┌──

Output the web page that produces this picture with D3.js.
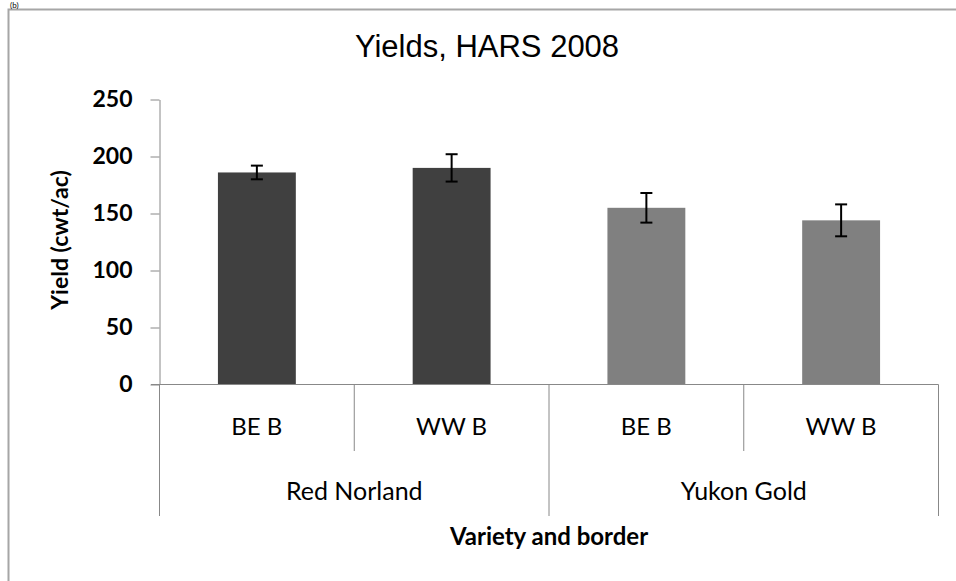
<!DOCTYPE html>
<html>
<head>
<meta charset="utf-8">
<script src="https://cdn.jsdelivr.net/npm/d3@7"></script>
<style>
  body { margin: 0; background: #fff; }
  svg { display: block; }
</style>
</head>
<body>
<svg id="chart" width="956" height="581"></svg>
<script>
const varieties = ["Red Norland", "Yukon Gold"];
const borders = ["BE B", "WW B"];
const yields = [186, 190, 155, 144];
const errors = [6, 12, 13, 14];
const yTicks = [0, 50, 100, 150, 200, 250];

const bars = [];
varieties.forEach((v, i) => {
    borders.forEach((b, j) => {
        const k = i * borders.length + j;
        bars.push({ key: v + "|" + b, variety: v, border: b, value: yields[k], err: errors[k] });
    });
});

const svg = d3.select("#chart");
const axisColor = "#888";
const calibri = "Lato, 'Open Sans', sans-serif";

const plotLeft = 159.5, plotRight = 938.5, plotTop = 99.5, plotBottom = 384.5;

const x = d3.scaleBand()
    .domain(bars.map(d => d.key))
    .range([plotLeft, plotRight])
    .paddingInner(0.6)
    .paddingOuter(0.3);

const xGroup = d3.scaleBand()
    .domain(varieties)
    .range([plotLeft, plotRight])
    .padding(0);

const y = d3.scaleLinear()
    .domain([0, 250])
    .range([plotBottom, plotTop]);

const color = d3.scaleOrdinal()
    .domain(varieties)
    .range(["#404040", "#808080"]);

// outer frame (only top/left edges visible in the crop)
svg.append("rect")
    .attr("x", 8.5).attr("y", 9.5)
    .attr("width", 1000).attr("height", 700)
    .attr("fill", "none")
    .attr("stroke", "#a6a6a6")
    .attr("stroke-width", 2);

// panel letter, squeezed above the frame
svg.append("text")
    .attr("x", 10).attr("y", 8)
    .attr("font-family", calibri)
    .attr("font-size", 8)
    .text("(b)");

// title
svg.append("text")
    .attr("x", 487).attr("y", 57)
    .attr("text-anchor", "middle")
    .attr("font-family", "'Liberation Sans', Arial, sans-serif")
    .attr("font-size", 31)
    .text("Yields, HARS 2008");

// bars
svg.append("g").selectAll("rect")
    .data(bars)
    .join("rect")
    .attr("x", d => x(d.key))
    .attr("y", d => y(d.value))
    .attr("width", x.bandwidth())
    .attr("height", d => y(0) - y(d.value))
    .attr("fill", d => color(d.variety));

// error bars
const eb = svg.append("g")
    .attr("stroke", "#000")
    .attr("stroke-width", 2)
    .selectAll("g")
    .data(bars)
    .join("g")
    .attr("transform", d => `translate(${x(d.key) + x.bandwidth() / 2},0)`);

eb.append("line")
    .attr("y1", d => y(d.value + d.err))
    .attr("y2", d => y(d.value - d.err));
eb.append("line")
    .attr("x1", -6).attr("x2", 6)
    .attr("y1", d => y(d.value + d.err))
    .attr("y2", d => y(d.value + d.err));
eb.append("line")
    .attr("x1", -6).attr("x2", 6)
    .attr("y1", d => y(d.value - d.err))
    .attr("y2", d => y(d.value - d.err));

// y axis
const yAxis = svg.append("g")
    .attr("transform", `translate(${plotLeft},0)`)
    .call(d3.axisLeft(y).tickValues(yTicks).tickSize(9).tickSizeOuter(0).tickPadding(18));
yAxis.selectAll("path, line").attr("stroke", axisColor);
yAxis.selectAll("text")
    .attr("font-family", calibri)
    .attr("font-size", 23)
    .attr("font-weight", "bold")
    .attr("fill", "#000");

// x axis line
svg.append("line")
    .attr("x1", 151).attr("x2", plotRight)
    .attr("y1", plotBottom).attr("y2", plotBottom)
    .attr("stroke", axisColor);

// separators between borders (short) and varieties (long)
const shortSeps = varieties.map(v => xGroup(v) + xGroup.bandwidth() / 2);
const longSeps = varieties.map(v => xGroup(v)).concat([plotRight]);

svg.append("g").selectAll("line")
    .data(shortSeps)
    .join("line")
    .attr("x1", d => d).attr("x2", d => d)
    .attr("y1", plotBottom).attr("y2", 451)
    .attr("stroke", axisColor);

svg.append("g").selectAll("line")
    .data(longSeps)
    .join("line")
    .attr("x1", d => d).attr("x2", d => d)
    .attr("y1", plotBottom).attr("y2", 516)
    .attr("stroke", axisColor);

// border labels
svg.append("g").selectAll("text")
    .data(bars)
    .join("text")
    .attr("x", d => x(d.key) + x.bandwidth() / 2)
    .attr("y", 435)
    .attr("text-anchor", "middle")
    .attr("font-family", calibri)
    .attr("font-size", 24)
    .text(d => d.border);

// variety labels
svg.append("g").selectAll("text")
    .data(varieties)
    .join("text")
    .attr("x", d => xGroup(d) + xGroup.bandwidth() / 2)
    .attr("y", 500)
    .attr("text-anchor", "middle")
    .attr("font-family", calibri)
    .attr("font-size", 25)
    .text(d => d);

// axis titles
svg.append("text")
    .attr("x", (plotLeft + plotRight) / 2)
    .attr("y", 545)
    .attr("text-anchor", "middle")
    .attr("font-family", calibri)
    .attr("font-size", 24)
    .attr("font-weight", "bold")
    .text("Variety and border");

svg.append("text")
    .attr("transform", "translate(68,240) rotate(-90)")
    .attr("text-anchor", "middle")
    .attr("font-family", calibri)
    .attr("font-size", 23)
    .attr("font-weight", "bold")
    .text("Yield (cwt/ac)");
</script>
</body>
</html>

└──

### Task objective:
Transcribe the whole listing exactly. Pictures stay out of your copy.

### Final answer:
Output the web page that produces this picture with D3.js.
<!DOCTYPE html>
<html>
<head>
<meta charset="utf-8">
<script src="https://cdn.jsdelivr.net/npm/d3@7"></script>
<style>
  body { margin: 0; background: #fff; }
  svg { display: block; }
</style>
</head>
<body>
<svg id="chart" width="956" height="581"></svg>
<script>
const varieties = ["Red Norland", "Yukon Gold"];
const borders = ["BE B", "WW B"];
const yields = [186, 190, 155, 144];
const errors = [6, 12, 13, 14];
const yTicks = [0, 50, 100, 150, 200, 250];

const bars = [];
varieties.forEach((v, i) => {
    borders.forEach((b, j) => {
        const k = i * borders.length + j;
        bars.push({ key: v + "|" + b, variety: v, border: b, value: yields[k], err: errors[k] });
    });
});

const svg = d3.select("#chart");
const axisColor = "#888";
const calibri = "Lato, 'Open Sans', sans-serif";

const plotLeft = 159.5, plotRight = 938.5, plotTop = 99.5, plotBottom = 384.5;

const x = d3.scaleBand()
    .domain(bars.map(d => d.key))
    .range([plotLeft, plotRight])
    .paddingInner(0.6)
    .paddingOuter(0.3);

const xGroup = d3.scaleBand()
    .domain(varieties)
    .range([plotLeft, plotRight])
    .padding(0);

const y = d3.scaleLinear()
    .domain([0, 250])
    .range([plotBottom, plotTop]);

const color = d3.scaleOrdinal()
    .domain(varieties)
    .range(["#404040", "#808080"]);

// outer frame (only top/left edges visible in the crop)
svg.append("rect")
    .attr("x", 8.5).attr("y", 9.5)
    .attr("width", 1000).attr("height", 700)
    .attr("fill", "none")
    .attr("stroke", "#a6a6a6")
    .attr("stroke-width", 2);

// panel letter, squeezed above the frame
svg.append("text")
    .attr("x", 10).attr("y", 8)
    .attr("font-family", calibri)
    .attr("font-size", 8)
    .text("(b)");

// title
svg.append("text")
    .attr("x", 487).attr("y", 57)
    .attr("text-anchor", "middle")
    .attr("font-family", "'Liberation Sans', Arial, sans-serif")
    .attr("font-size", 31)
    .text("Yields, HARS 2008");

// bars
svg.append("g").selectAll("rect")
    .data(bars)
    .join("rect")
    .attr("x", d => x(d.key))
    .attr("y", d => y(d.value))
    .attr("width", x.bandwidth())
    .attr("height", d => y(0) - y(d.value))
    .attr("fill", d => color(d.variety));

// error bars
const eb = svg.append("g")
    .attr("stroke", "#000")
    .attr("stroke-width", 2)
    .selectAll("g")
    .data(bars)
    .join("g")
    .attr("transform", d => `translate(${x(d.key) + x.bandwidth() / 2},0)`);

eb.append("line")
    .attr("y1", d => y(d.value + d.err))
    .attr("y2", d => y(d.value - d.err));
eb.append("line")
    .attr("x1", -6).attr("x2", 6)
    .attr("y1", d => y(d.value + d.err))
    .attr("y2", d => y(d.value + d.err));
eb.append("line")
    .attr("x1", -6).attr("x2", 6)
    .attr("y1", d => y(d.value - d.err))
    .attr("y2", d => y(d.value - d.err));

// y axis
const yAxis = svg.append("g")
    .attr("transform", `translate(${plotLeft},0)`)
    .call(d3.axisLeft(y).tickValues(yTicks).tickSize(9).tickSizeOuter(0).tickPadding(18));
yAxis.selectAll("path, line").attr("stroke", axisColor);
yAxis.selectAll("text")
    .attr("font-family", calibri)
    .attr("font-size", 23)
    .attr("font-weight", "bold")
    .attr("fill", "#000");

// x axis line
svg.append("line")
    .attr("x1", 151).attr("x2", plotRight)
    .attr("y1", plotBottom).attr("y2", plotBottom)
    .attr("stroke", axisColor);

// separators between borders (short) and varieties (long)
const shortSeps = varieties.map(v => xGroup(v) + xGroup.bandwidth() / 2);
const longSeps = varieties.map(v => xGroup(v)).concat([plotRight]);

svg.append("g").selectAll("line")
    .data(shortSeps)
    .join("line")
    .attr("x1", d => d).attr("x2", d => d)
    .attr("y1", plotBottom).attr("y2", 451)
    .attr("stroke", axisColor);

svg.append("g").selectAll("line")
    .data(longSeps)
    .join("line")
    .attr("x1", d => d).attr("x2", d => d)
    .attr("y1", plotBottom).attr("y2", 516)
    .attr("stroke", axisColor);

// border labels
svg.append("g").selectAll("text")
    .data(bars)
    .join("text")
    .attr("x", d => x(d.key) + x.bandwidth() / 2)
    .attr("y", 435)
    .attr("text-anchor", "middle")
    .attr("font-family", calibri)
    .attr("font-size", 24)
    .text(d => d.border);

// variety labels
svg.append("g").selectAll("text")
    .data(varieties)
    .join("text")
    .attr("x", d => xGroup(d) + xGroup.bandwidth() / 2)
    .attr("y", 500)
    .attr("text-anchor", "middle")
    .attr("font-family", calibri)
    .attr("font-size", 25)
    .text(d => d);

// axis titles
svg.append("text")
    .attr("x", (plotLeft + plotRight) / 2)
    .attr("y", 545)
    .attr("text-anchor", "middle")
    .attr("font-family", calibri)
    .attr("font-size", 24)
    .attr("font-weight", "bold")
    .text("Variety and border");

svg.append("text")
    .attr("transform", "translate(68,240) rotate(-90)")
    .attr("text-anchor", "middle")
    .attr("font-family", calibri)
    .attr("font-size", 23)
    .attr("font-weight", "bold")
    .text("Yield (cwt/ac)");
</script>
</body>
</html>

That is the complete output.